(REQUEST):
Only lines with the word "that" are needed; collect each of them from the listing below.

(TASK MATERIAL):
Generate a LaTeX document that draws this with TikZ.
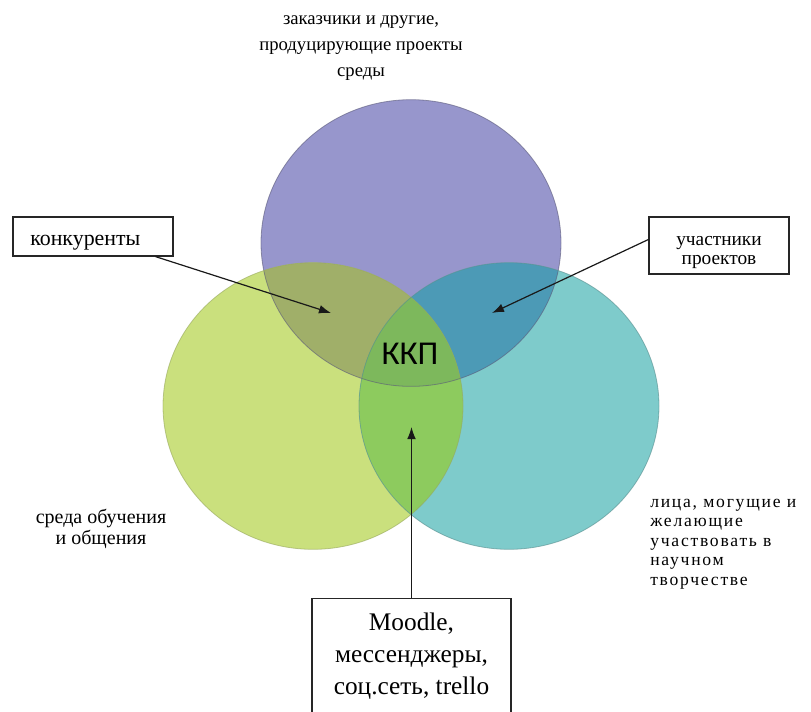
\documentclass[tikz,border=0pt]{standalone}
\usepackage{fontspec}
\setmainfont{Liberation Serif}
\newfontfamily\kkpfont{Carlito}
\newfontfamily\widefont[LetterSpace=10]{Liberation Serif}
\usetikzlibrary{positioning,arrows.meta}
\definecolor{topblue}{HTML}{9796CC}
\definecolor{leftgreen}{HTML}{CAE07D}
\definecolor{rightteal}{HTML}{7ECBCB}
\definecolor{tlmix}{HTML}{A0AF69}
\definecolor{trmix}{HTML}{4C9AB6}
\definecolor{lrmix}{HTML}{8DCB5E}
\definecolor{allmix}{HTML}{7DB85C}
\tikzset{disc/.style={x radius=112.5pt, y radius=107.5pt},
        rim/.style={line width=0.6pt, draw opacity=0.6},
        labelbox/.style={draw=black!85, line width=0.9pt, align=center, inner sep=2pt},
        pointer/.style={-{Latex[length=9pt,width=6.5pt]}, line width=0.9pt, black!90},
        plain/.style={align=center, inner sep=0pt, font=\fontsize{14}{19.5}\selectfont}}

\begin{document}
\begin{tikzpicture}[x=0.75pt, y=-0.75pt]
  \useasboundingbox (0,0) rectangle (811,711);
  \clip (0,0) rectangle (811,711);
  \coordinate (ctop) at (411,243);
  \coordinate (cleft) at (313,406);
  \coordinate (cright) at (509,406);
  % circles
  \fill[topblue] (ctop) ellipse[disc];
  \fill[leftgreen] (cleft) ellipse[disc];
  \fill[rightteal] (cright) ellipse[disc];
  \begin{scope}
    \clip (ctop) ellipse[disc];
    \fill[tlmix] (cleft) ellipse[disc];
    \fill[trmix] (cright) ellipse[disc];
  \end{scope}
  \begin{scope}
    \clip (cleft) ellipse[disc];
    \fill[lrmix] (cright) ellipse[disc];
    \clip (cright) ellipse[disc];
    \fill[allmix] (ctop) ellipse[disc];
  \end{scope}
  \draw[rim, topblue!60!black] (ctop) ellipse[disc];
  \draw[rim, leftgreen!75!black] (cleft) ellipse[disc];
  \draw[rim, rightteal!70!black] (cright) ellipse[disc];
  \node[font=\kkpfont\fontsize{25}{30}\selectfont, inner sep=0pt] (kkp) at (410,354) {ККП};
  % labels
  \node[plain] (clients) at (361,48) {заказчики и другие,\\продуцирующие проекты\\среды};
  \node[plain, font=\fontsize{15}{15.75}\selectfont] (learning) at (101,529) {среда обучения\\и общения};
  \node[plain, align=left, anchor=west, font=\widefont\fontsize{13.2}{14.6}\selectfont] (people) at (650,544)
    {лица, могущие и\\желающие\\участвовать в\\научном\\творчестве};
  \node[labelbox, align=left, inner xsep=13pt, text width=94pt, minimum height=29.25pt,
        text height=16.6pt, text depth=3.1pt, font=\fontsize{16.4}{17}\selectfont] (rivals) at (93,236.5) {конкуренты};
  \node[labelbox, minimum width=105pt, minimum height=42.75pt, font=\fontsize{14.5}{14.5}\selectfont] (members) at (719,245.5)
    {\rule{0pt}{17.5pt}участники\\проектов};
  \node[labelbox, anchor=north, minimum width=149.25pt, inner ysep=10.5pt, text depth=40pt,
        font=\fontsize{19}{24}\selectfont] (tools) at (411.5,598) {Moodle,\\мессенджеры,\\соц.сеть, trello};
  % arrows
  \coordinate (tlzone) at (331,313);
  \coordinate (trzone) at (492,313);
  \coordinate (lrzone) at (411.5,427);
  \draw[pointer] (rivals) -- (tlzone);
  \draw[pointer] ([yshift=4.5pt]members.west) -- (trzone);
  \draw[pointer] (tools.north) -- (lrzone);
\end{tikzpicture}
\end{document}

* * *

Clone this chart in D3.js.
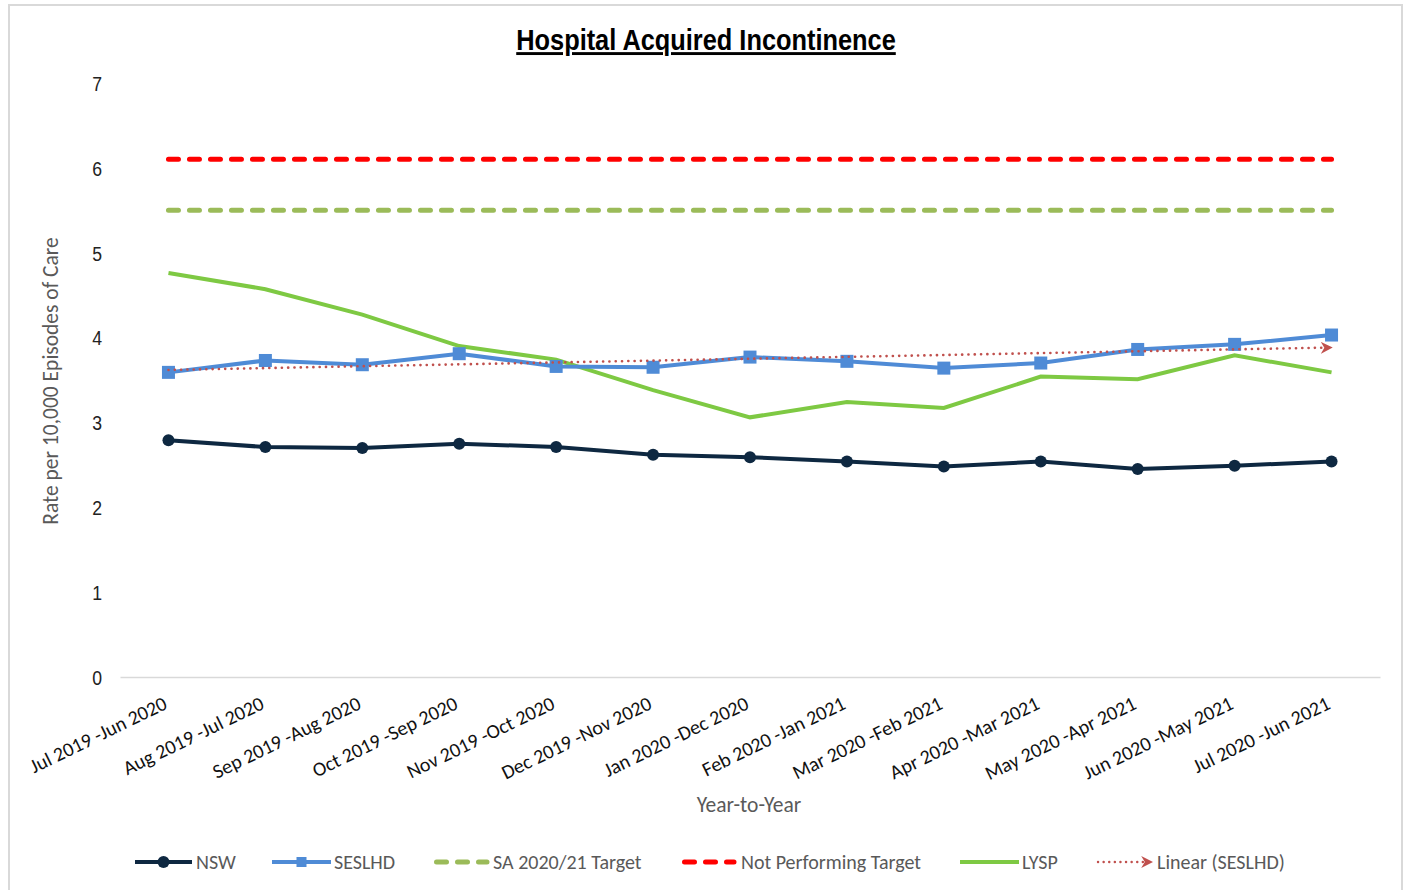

...

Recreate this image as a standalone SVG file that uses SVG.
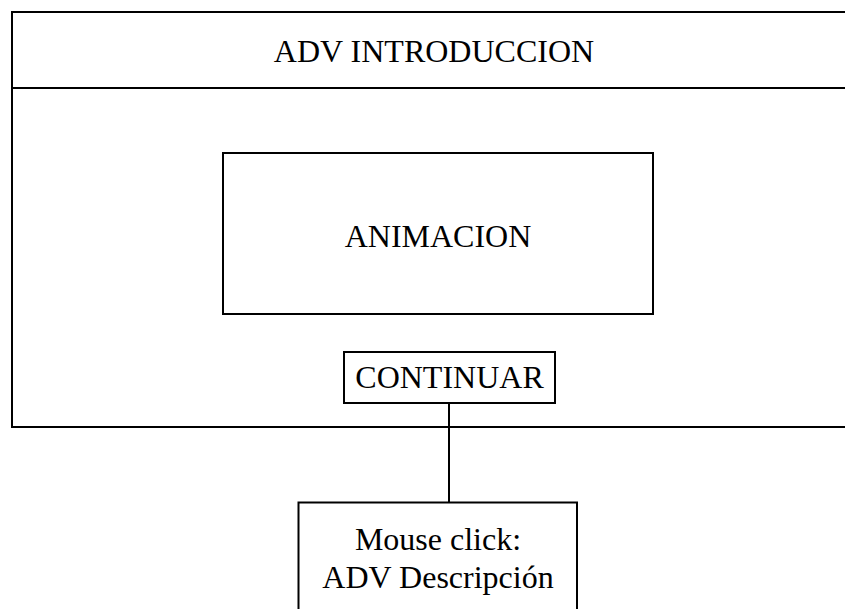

(THE ANSWER):
Generate a LaTeX document that draws this with TikZ.
Recreate this image as a standalone SVG file that uses SVG.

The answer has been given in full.